The study also showed that despite offering competitive wages, the city of Victor has had difficulty retaining employees at the median rate.
Median employee tenure in the public sector is 6.8 years, whereas employees in the City work in Victor average 1.5 years. This directly shows employees are seeking both flexible and fulfilling positions. The Staff believes implementing benefits and adopting a condensed work week would establish the City as a regional leader in the public sector while at the same time serving the public with longer hours.
City Hall hours will change from 8:30 am — 5:00 pm (Monday thru Thursday) and 8:30 am — 12 noon on Friday to Monday through Thursday 8:00 am — 6:00 pm and remain closed on Fridays.
If closing Friday seems like a hardship to residents the City of Victor’s new revamped website, set to launch in late March, will allow the public to file applications, check on their status, and pay for most fees and services without visiting City Hall.

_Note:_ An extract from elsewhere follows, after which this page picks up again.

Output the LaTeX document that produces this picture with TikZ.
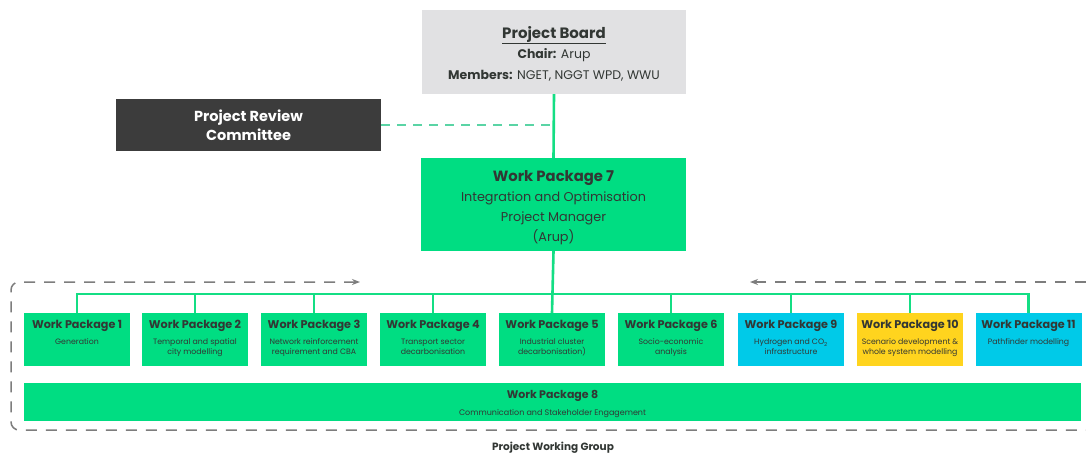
\documentclass[tikz,border=0pt]{standalone}
\usepackage{fontspec}
\setmainfont{Poppins}
\usetikzlibrary{arrows.meta}
\definecolor{wpgreen}{RGB}{0,221,130}
\definecolor{wpcyan}{RGB}{0,202,232}
\definecolor{wpyellow}{RGB}{255,212,30}
\definecolor{boardgray}{RGB}{225,225,227}
\definecolor{darkbox}{RGB}{60,60,60}
\definecolor{txtgray}{RGB}{50,55,52}
\definecolor{linegreen}{RGB}{20,222,132}
\definecolor{tealdash}{RGB}{90,212,165}
\definecolor{framegray}{RGB}{125,125,125}
\newcommand\wptitle{\fontsize{11.2}{13}\selectfont\bfseries}
\newcommand\wpsub{\fontsize{7.8}{10}\selectfont}
\newcommand\wpbox[2]{\parbox[c][47pt][t]{104pt}{\centering\vspace*{4.5pt}{\wptitle #1\par}\vspace{6pt}{\wpsub #2\par}}}
\tikzset{
  wpsmall/.style={rectangle, draw=none, minimum width=106pt, minimum height=53pt, inner sep=0pt, text=txtgray},
  boxtext/.style={align=center, inner sep=0pt, text=txtgray},
  conn/.style={draw=linegreen, line width=2.6pt},
  revdash/.style={draw=tealdash, line width=1.2pt, dash pattern=on 9pt off 7pt},
  frame/.style={draw=framegray, line width=1.5pt, dash pattern=on 11pt off 9pt},
}
\begin{document}
\begin{tikzpicture}[x=1pt,y=-1pt]
\useasboundingbox[fill=white] (0,0) rectangle (1086,455);
% frame
\draw[frame, rounded corners=8pt, {Stealth[length=8pt,width=6pt]}-] (360,282) -- (11,282) -- (11,430) -- (1086,430);
\draw[frame, -{Stealth[length=8pt,width=6pt]}] (1086,282) -- (750,282);
% top boxes
\node[rectangle, fill=boardgray, minimum width=264pt, minimum height=84pt, inner sep=0pt] (board) at (554,52) {};
\node[boxtext, font=\fontsize{12.5}{20.5}\selectfont] (boardtxt) at ([yshift=-1.5pt]board.center)
  {{\fontsize{15}{20.5}\selectfont\bfseries\underline{Project Board}}\\
   \textbf{Chair:} Arup\\
   \textbf{Members:} NGET, NGGT WPD, WWU};
\node[rectangle, fill=darkbox, minimum width=265pt, minimum height=52pt, text=white, align=center, inner sep=0pt,
      font=\fontsize{14.5}{19.5}\selectfont\bfseries] (prc) at (248.5,125)
  {Project Review\\Committee};
\node[rectangle, fill=wpgreen, minimum width=265pt, minimum height=93pt, inner sep=0pt] (wp7) at (553.5,204.5) {};
\node[boxtext, font=\fontsize{12.8}{20}\selectfont] (wp7txt) at ([yshift=-3pt]wp7.center)
  {{\fontsize{14.8}{20}\selectfont\bfseries Work Package 7}\\
   Integration and Optimisation\\
   Project Manager\\
   (Arup)};
% work packages
\node[wpsmall, fill=wpgreen] (w1) at (77,339.5) {\wpbox{Work Package 1}{Generation}};
\node[wpsmall, fill=wpgreen] (w2) at (195,339.5) {\wpbox{Work Package 2}{Temporal and spatial\\city modelling}};
\node[wpsmall, fill=wpgreen] (w3) at (314,339.5) {\wpbox{Work Package 3}{Network reinforcement\\requirement and CBA}};
\node[wpsmall, fill=wpgreen] (w4) at (433,339.5) {\wpbox{Work Package 4}{Transport sector\\decarbonisation}};
\node[wpsmall, fill=wpgreen] (w5) at (552,339.5) {\wpbox{Work Package 5}{Industrial cluster\\decarbonisation)}};
\node[wpsmall, fill=wpgreen] (w6) at (671,339.5) {\wpbox{Work Package 6}{Socio-economic\\analysis}};
\node[wpsmall, fill=wpcyan] (w9) at (791,339.5) {\wpbox{Work Package 9}{Hydrogen and CO\textsubscript{2}\\infrastructure}};
\node[wpsmall, fill=wpyellow] (w10) at (910,339.5) {\wpbox{Work Package 10}{Scenario development \&\\whole system modelling}};
\node[wpsmall, fill=wpcyan] (w11) at (1028.5,339.5) {\wpbox{Work Package 11}{Pathfinder modelling}};
\node[rectangle, fill=wpgreen, minimum width=1057pt, minimum height=38pt, inner sep=0pt] (w8) at (552.5,402) {};
\node[boxtext, font=\fontsize{8}{16.5}\selectfont] (w8txt) at ([yshift=-2pt]w8.center)
  {{\fontsize{11}{16.5}\selectfont\bfseries Work Package 8}\\Communication and Stakeholder Engagement};
\node[text=txtgray, inner sep=0pt, font=\fontsize{10.5}{12}\selectfont\bfseries] (pwg) at (553,448) {Project Working Group};
% connectors
\draw[revdash] (prc.east) -- (prc.east -| board.south);
\draw[conn] (board.south) -- (wp7.north);
\draw[conn] (wp7.south) -- (w5.north);
\coordinate (barL) at (77,294);
\coordinate (barR) at (1028.5,294);
\draw[conn, line join=miter] (w1.north) -- (barL) -- (barR) -- (w11.north);
\foreach \n in {w2,w3,w4,w6,w9,w10} {\draw[conn] (\n.north) -- (\n.north |- barL);}
\end{tikzpicture}
\end{document}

“The goal is to have everyone more present at work for a longer amount of time to serve the community. Other entities in Teton valley have this flexible work schedule, plus most people live here for outdoor activities like fishing, biking, skiing, etc. If you don’t have a balance, people burn out and move on. It came down to how we could improve access to city hall to the community while giving our staff a better work-life balance,” said Mayor Frohlich.
Responding to people in Victor whose schedule didn’t allow them to stop by city hall was important.
“We hope that those expanded hours will help capture some of the people that wouldn’t otherwise be able to visit city hall; like commuters, construction/labor workers, or parents busy dropping their kids off at school. Hopefully, they’ll be able to find time earlier in the morning or later in the afternoon to come by and work with us to conduct city business,” shared city administrator Jeremy Bresbis.
For exempt-salaried employees, Friday’s closure would technically mean a day off. Exempt employees who choose not to work on Fridays would not be required to use paid time off.
The standard work week for exempt-salaried staff would be reduced to 36 hours. Because the duties of said employees would remain the same, most will use Friday as a “flex” day by working a partial day at the office or working from home.
Additionally, Non-exempt employees will enjoy two paid hours each week to take part in a wellness activity. If used, these hours should benefit employees and the public both by reducing missed work days and encouraging a healthier workplace. To better compete with other employers, a $350 annual wellness reimbursement will be given.
“One thing Jasmine Griffin, finance director, and I are proud of is that we were able to solve this problem without impacting the budget. Everything we did by looking at the fringe benefits was budget neutral, except adding the $350 annual wellness benefit. This is creative problem-solving in terms of trying to figure out how to make this a more attractive place to work without just throwing dollars at the problem,” said Bresbis.
Mayor Frohlich had high praise for those on staff who made these changes happen.
“Bringing Jeremy and Jasmine on board, we finally had the bandwidth to chase after this. We want Victor to be one of the best places in the valley to come to work,” said Frohlich.
Everything will be more streamlined with the new website and Mayor Frohlich explained how things are evolving nicely at city hall.
“This wasn’t a quick decision. You’re not going to take steps forward to accomplish this without having a professional work environment with office space. We have that now. Additionally, it’s not that the city doesn’t like having the public come in, but we’re reducing that need to come in with a new website design where a lot of that stuff will be automated. We needed the toolkit to be expanded, so to speak. Beyond the bandwidth of staff being able to tackle something of this size, having the support of elected officials support the decisions we’ve made has been helpful. A lot of other things had to fall in place first to get to this point,” said Frohlich.